Johal continued: “You could also pursue a legal case to get your money back, but this would likely involve having to instruct a solicitor to initiate a claim in contract.

“Taking this route could be costly. It’s important to weigh up the amount of money needed to pursue the case against the original cost of the holiday.

“In other words, if you paid thousands of pounds for a dream holiday then it may be worth it, but it might be a waste of time and money if you only spent a couple of hundred pounds on a weekend away.”

For jet-setters looking to take out travel insurance in 2021, it’s important to remember to do so when you book your holiday to make sure you are sufficiently protected.
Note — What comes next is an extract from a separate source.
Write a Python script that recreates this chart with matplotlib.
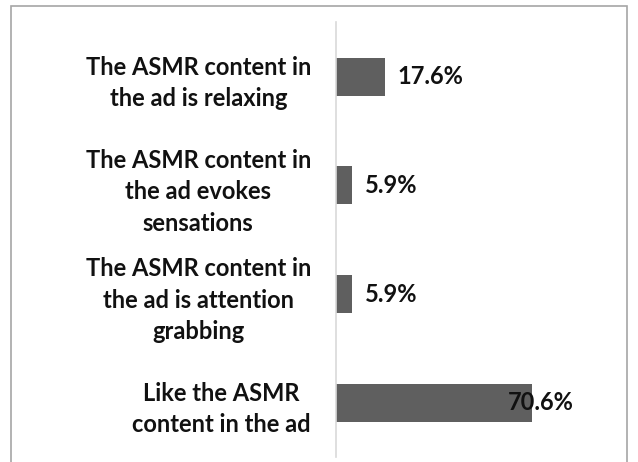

It’s also key you do sufficient research into both your destination and your potential policy to make sure it covers your needs.

Sasha Gainullin, CEO at insurance company battleface commented: “When travelling internationally, it’s vital that travellers continue to check travel advisories and seek the right travel insurance to the destination they are travelling to.

“Many destinations are now requiring travellers to have the right type of travel insurance before entering the country.”